宮城や岩手では、万を越える行方不明者がいるという報道も始まりました。
地震・津波によるとてつもない被害に、原発放射能被害がどこまで追い討ちをかけるのか、とても不安です。
(17:35)
―<福島県立双葉高校のグラウンドで救助を待てる人らの被曝を聞きて>
亡き父のかつて教へし双(ふた)高の庭にてつひに被曝者出ぬ
3月14日(月)
(12:13)
Nさんは奥さんのご親戚の安否確認中だと思いましたし、僕は僕で故郷が福島県浜通りの福島第一原発から7キロにあり、新相馬市からいわき市にかけて親戚がたくさんいますので、テレビとインターネット情報と、メールにかじりついていました。
富岡町の従兄弟などの無事はやっと確認できました(原発事故で避難中)が、新相馬市からいわき市の遠い親戚についてはまだ分かりません。
恐らく、浪江町といわき市久ノ浜地区の親戚の家は津波で流されている筈ですが、人的被害については不明のままです。
それ以上に心配なのは、第二原発も含めて、スリーマイル島型の危機が依然として続き、最悪の場合は原子炉の爆発(原因は違うにしてもチェルノブイリ型)という破滅的な結末さえまだ残されている状況です。
政府(特に「保安院」)・東電の情報後出しと、NHKに出てくる東大教授や記者のノーテンキな解説などには、苛立ちます。
先ほど、3号機でも水素爆発が起きてしまいました。
画像を見るかぎり、1号機よりも激しい爆発の跡のように見えます。
原子炉格納容器に異常はないといっていますが、本当にチェルノブイリ型の爆発を回避できるのかどうか、実に不安です。
(22:38)
次々に破局迫りぬ故郷にスリーマイルかチェルノブイリの
(22:45)
Mさん、ありがとうございます。
大震災の後、6歳まで暮らした生まれ故郷が、いまやスリーマイルかチェルノブイリのような破局に至りかねない、日々危機的な状況になっています。

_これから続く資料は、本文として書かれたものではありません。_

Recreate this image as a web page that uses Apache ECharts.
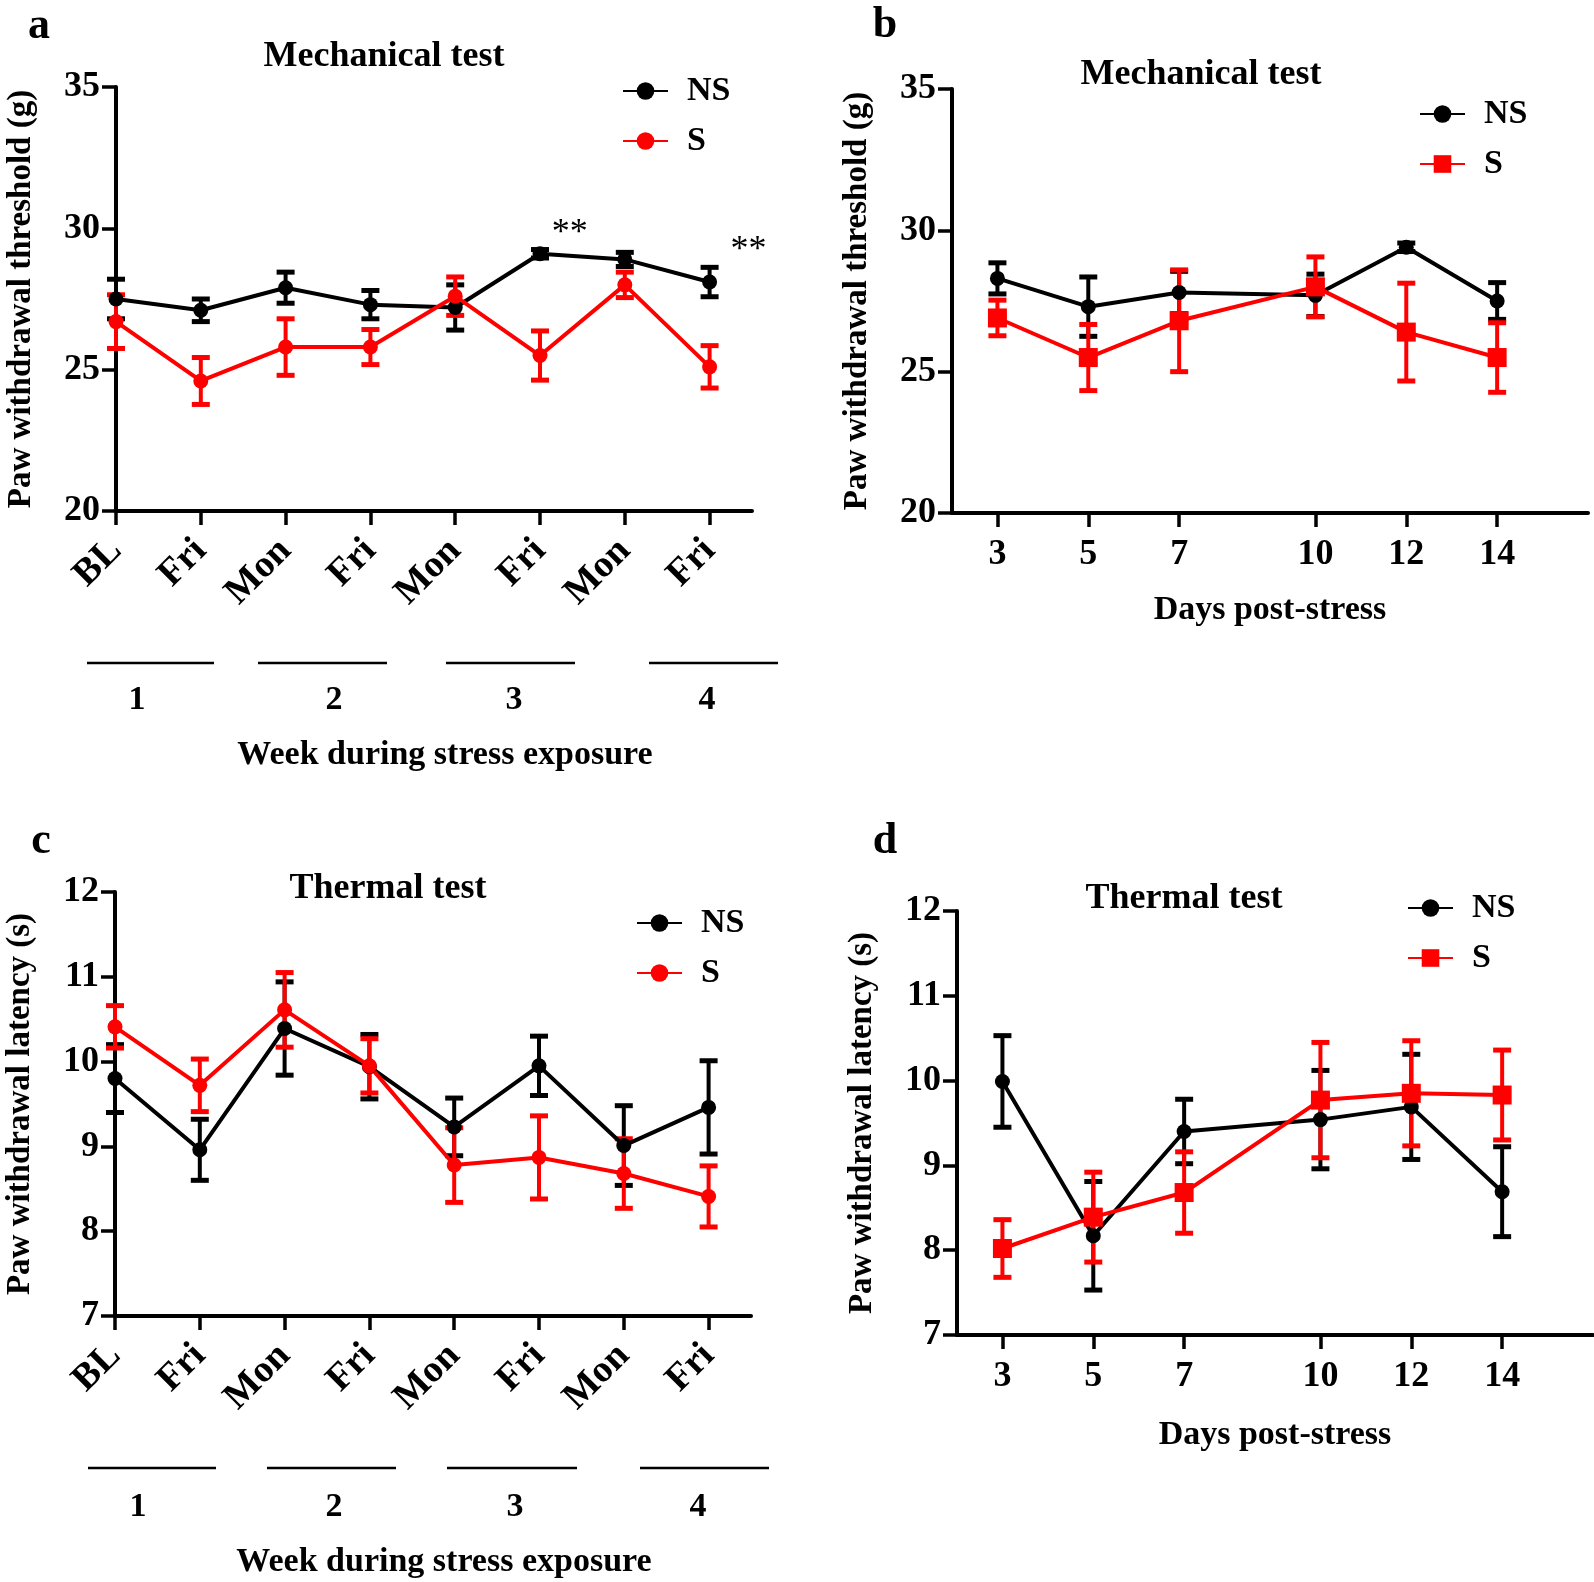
<!DOCTYPE html>
<html><head><meta charset="utf-8">
<script src="https://cdn.jsdelivr.net/npm/echarts@6/dist/echarts.min.js"></script>
<style>html,body{margin:0;padding:0;background:#fff}#c{width:1594px;height:1582px}</style>
</head><body><div id="c"></div>
<script>
// ---------- data ----------
const sessionLabels = ['BL', 'Fri', 'Mon', 'Fri', 'Mon', 'Fri', 'Mon', 'Fri'];
const sessionIndex = [0, 1, 2, 3, 4, 5, 6, 7];
const weekLabels = ['1', '2', '3', '4'];
const postDays = [3, 5, 7, 10, 12, 14];

const mechNS = [27.5, 27.1, 27.9, 27.3, 27.2, 29.1, 28.9, 28.1];
const mechNSErr = [0.7, 0.4, 0.55, 0.5, 0.8, 0.15, 0.25, 0.52];
const mechS = [26.7, 24.6, 25.8, 25.8, 27.6, 25.5, 28.0, 25.1];
const mechSErr = [0.95, 0.83, 1.0, 0.62, 0.68, 0.87, 0.45, 0.75];

const postMechNS = [28.3, 27.3, 27.8, 27.7, 29.4, 27.5];
const postMechNSErr = [0.55, 1.05, 0.75, 0.75, 0.15, 0.65];
const postMechS = [26.9, 25.5, 26.8, 28.0, 26.4, 25.5];
const postMechSErr = [0.63, 1.17, 1.8, 1.06, 1.73, 1.23];

const thermNS = [9.8, 8.96, 10.39, 9.94, 9.23, 9.95, 9.01, 9.46];
const thermNSErr = [0.4, 0.36, 0.55, 0.38, 0.34, 0.35, 0.47, 0.55];
const thermS = [10.41, 9.72, 10.61, 9.95, 8.78, 8.87, 8.68, 8.41];
const thermSErr = [0.25, 0.31, 0.44, 0.32, 0.44, 0.49, 0.41, 0.36];

const postThermNS = [9.99, 8.17, 9.4, 9.54, 9.69, 8.69];
const postThermNSErr = [0.54, 0.64, 0.38, 0.58, 0.62, 0.53];
const postThermS = [8.02, 8.39, 8.68, 9.77, 9.85, 9.83];
const postThermSErr = [0.34, 0.53, 0.48, 0.68, 0.62, 0.53];

// significance marks: [x, y] in data units of panel a
const sigMarks = [[5.35, 29.8], [7.46, 29.23]];

// ---------- styling ----------
const FF = '"Liberation Serif", "Times New Roman", serif';
const BLACK = '#000000';
const RED = '#ff0000';

function errorBarRender(params, api) {
  const x = api.value(0), y = api.value(1), e = api.value(2);
  const hi = api.coord([x, y + e]);
  const lo = api.coord([x, y - e]);
  const hw = 9;
  const color = api.visual('color');
  return {
    type: 'group',
    children: [
      {type: 'line', shape: {x1: hi[0], y1: hi[1], x2: lo[0], y2: lo[1]}, style: {stroke: color, lineWidth: 4}},
      {type: 'line', shape: {x1: hi[0] - hw, y1: hi[1], x2: hi[0] + hw, y2: hi[1]}, style: {stroke: color, lineWidth: 5}},
      {type: 'line', shape: {x1: lo[0] - hw, y1: lo[1], x2: lo[0] + hw, y2: lo[1]}, style: {stroke: color, lineWidth: 5}}
    ]
  };
}

function errSeries(name, xs, ys, errs, color, gi) {
  return {
    type: 'custom', name: name, xAxisIndex: gi, yAxisIndex: gi,
    renderItem: errorBarRender, itemStyle: {color: color},
    encode: {x: 0, y: 1}, silent: true,
    data: xs.map((x, i) => [x, ys[i], errs[i]])
  };
}
function lineSeries(name, xs, ys, color, symbol, size, gi, extra) {
  return Object.assign({
    type: 'line', name: name, xAxisIndex: gi, yAxisIndex: gi,
    symbol: symbol, symbolSize: size, showAllSymbol: true,
    lineStyle: {color: color, width: 4}, itemStyle: {color: color},
    data: xs.map((x, i) => [x, ys[i]]), animation: false
  }, extra || {});
}

const grids = [
  {left: 116, top: 87, width: 636, height: 424},
  {left: 952, top: 89, width: 636, height: 424},
  {left: 115, top: 892, width: 636, height: 424},
  {left: 957, top: 911, width: 636, height: 424}
].map(g => Object.assign({outerBoundsMode: 'none', containLabel: false}, g));

const axisLineStyle = {show: true, onZero: false, lineStyle: {color: BLACK, width: 4}};
const tickStyle = {lineStyle: {color: BLACK, width: 3.5}, length: 14};

function weekXAxis(gi, nameGap) {
  return {
    type: 'value', gridIndex: gi, min: 0, max: 7.5,
    axisLine: axisLineStyle,
    axisTick: Object.assign({customValues: sessionIndex}, tickStyle),
    axisLabel: {customValues: sessionIndex, formatter: v => sessionLabels[v], rotate: 45, margin: 34,
      fontFamily: FF, fontWeight: 'bold', fontSize: 38, color: BLACK},
    splitLine: {show: false},
    name: 'Week during stress exposure', nameLocation: 'middle', nameGap: nameGap,
    nameTextStyle: {fontFamily: FF, fontWeight: 'bold', fontSize: 34, color: BLACK, padding: [0, 0, 0, 22]}
  };
}
function dayXAxis(gi, nameGap) {
  return {
    type: 'value', gridIndex: gi, min: 2, max: 16,
    axisLine: axisLineStyle,
    axisTick: Object.assign({customValues: postDays}, tickStyle),
    axisLabel: {customValues: postDays, margin: 24,
      fontFamily: FF, fontWeight: 'bold', fontSize: 36, color: BLACK},
    splitLine: {show: false},
    name: 'Days post-stress', nameLocation: 'middle', nameGap: nameGap,
    nameTextStyle: {fontFamily: FF, fontWeight: 'bold', fontSize: 34, color: BLACK}
  };
}
function yAxis(gi, min, max, interval, name) {
  return {
    type: 'value', gridIndex: gi, min: min, max: max, interval: interval,
    axisLine: axisLineStyle,
    axisTick: Object.assign({show: true}, tickStyle),
    axisLabel: {margin: 16, fontFamily: FF, fontWeight: 'bold', fontSize: 36, color: BLACK},
    splitLine: {show: false},
    name: name, nameLocation: 'middle', nameGap: 78,
    nameTextStyle: {fontFamily: FF, fontWeight: 'bold', fontSize: 33, color: BLACK}
  };
}

function legend(left, top, suffix) {
  return {
    left: left, top: top, orient: 'vertical', itemWidth: 45, itemHeight: 22, itemGap: 16,
    selectedMode: false, data: ['NS' + suffix, 'S' + suffix],
    formatter: n => n.split('-')[0],
    textStyle: {fontFamily: FF, fontWeight: 'bold', fontSize: 34, color: BLACK, padding: [0, 0, 0, 14]}
  };
}

const titleStyle = {fontFamily: FF, fontWeight: 'bold', fontSize: 36, color: BLACK};
const titles = [
  {text: 'Mechanical test', left: 379, top: 34, textAlign: 'center', textStyle: titleStyle},
  {text: 'Mechanical test', left: 1196, top: 52, textAlign: 'center', textStyle: titleStyle},
  {text: 'Thermal test', left: 383, top: 866, textAlign: 'center', textStyle: titleStyle},
  {text: 'Thermal test', left: 1179, top: 876, textAlign: 'center', textStyle: titleStyle}
];

function txt(text, x, y, size, weight) {
  return {type: 'text', x: x, y: y, silent: true,
    style: {text: text, fill: BLACK, font: (weight || 'bold') + ' ' + size + 'px ' + FF, align: 'center', verticalAlign: 'middle'}};
}
function hline(x1, x2, y) {
  return {type: 'line', silent: true, shape: {x1: x1, y1: y, x2: x2, y2: y}, style: {stroke: BLACK, lineWidth: 2.5}};
}

const weekLinesA = [[87, 214], [258, 387], [446, 575], [649, 778]];
const weekNumXA = [137, 334, 514, 707];
const weekLinesC = [[88, 216], [267, 396], [447, 577], [640, 769]];
const weekNumXC = [138, 334, 515, 698];

const graphics = [
  txt('a', 39, 27, 44), txt('b', 885, 26, 44), txt('c', 41, 842, 44), txt('d', 885, 842, 44)
];
weekLinesA.forEach(l => graphics.push(hline(l[0], l[1], 663)));
weekLinesC.forEach(l => graphics.push(hline(l[0], l[1], 1468)));
weekLabels.forEach((w, i) => { graphics.push(txt(w, weekNumXA[i], 700, 34)); graphics.push(txt(w, weekNumXC[i], 1507, 34)); });

const series = [
  // panel a
  errSeries('NS-a-err', sessionIndex, mechNS, mechNSErr, BLACK, 0),
  lineSeries('NS-a', sessionIndex, mechNS, BLACK, 'circle', 15, 0),
  errSeries('S-a-err', sessionIndex, mechS, mechSErr, RED, 0),
  lineSeries('S-a', sessionIndex, mechS, RED, 'circle', 15, 0, {
    markPoint: {
      symbol: 'circle', symbolSize: 1, itemStyle: {color: 'rgba(0,0,0,0)'}, silent: true,
      label: {show: true, position: 'inside', formatter: '**', fontFamily: FF, fontSize: 36, fontWeight: 'normal', color: BLACK},
      data: sigMarks.map(c => ({coord: c}))
    }
  }),
  // panel b
  errSeries('NS-b-err', postDays, postMechNS, postMechNSErr, BLACK, 1),
  lineSeries('NS-b', postDays, postMechNS, BLACK, 'circle', 15, 1),
  errSeries('S-b-err', postDays, postMechS, postMechSErr, RED, 1),
  lineSeries('S-b', postDays, postMechS, RED, 'rect', 19, 1),
  // panel c
  errSeries('NS-c-err', sessionIndex, thermNS, thermNSErr, BLACK, 2),
  lineSeries('NS-c', sessionIndex, thermNS, BLACK, 'circle', 15, 2),
  errSeries('S-c-err', sessionIndex, thermS, thermSErr, RED, 2),
  lineSeries('S-c', sessionIndex, thermS, RED, 'circle', 15, 2),
  // panel d
  errSeries('NS-d-err', postDays, postThermNS, postThermNSErr, BLACK, 3),
  lineSeries('NS-d', postDays, postThermNS, BLACK, 'circle', 15, 3),
  errSeries('S-d-err', postDays, postThermS, postThermSErr, RED, 3),
  lineSeries('S-d', postDays, postThermS, RED, 'rect', 19, 3)
];

const chart = echarts.init(document.getElementById('c'), null, {renderer: 'canvas'});
chart.setOption({
  backgroundColor: '#ffffff',
  animation: false,
  title: titles,
  legend: [legend(617, 69, '-a'), legend(1414, 92, '-b'), legend(631, 901, '-c'), legend(1402, 886, '-d')],
  grid: grids,
  xAxis: [weekXAxis(0, 227), dayXAxis(1, 80), weekXAxis(2, 229), dayXAxis(3, 83)],
  yAxis: [
    yAxis(0, 20, 35, 5, 'Paw withdrawal threshold (g)'),
    yAxis(1, 20, 35, 5, 'Paw withdrawal threshold (g)'),
    yAxis(2, 7, 12, 1, 'Paw withdrawal latency (s)'),
    yAxis(3, 7, 12, 1, 'Paw withdrawal latency (s)')
  ],
  graphic: graphics,
  series: series
});
</script>
</body></html>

なんとかこれが破局に至らぬことを、薄氷を踏むような気持ちで願いながら暮らしています。
菅も枝野(菅よりはまだましでしたが)もさることながら、「保安院」と称する官僚機構の連中と、東電の記者会見に出てくる幹部社員連中の、およそ危機感の欠けた情報の掌握・分析・伝達能力の無能振りにはホトホト呆れ、こんな連中がこれまで日本の原発行政と運営をやっていたのかと、改めて怒りと恐怖を覚えました。
今は、現場の人々の決死の作業の成功をひたすら祈るしかありません。
最後になりましたが、青森からの無事ご帰還、安心しました。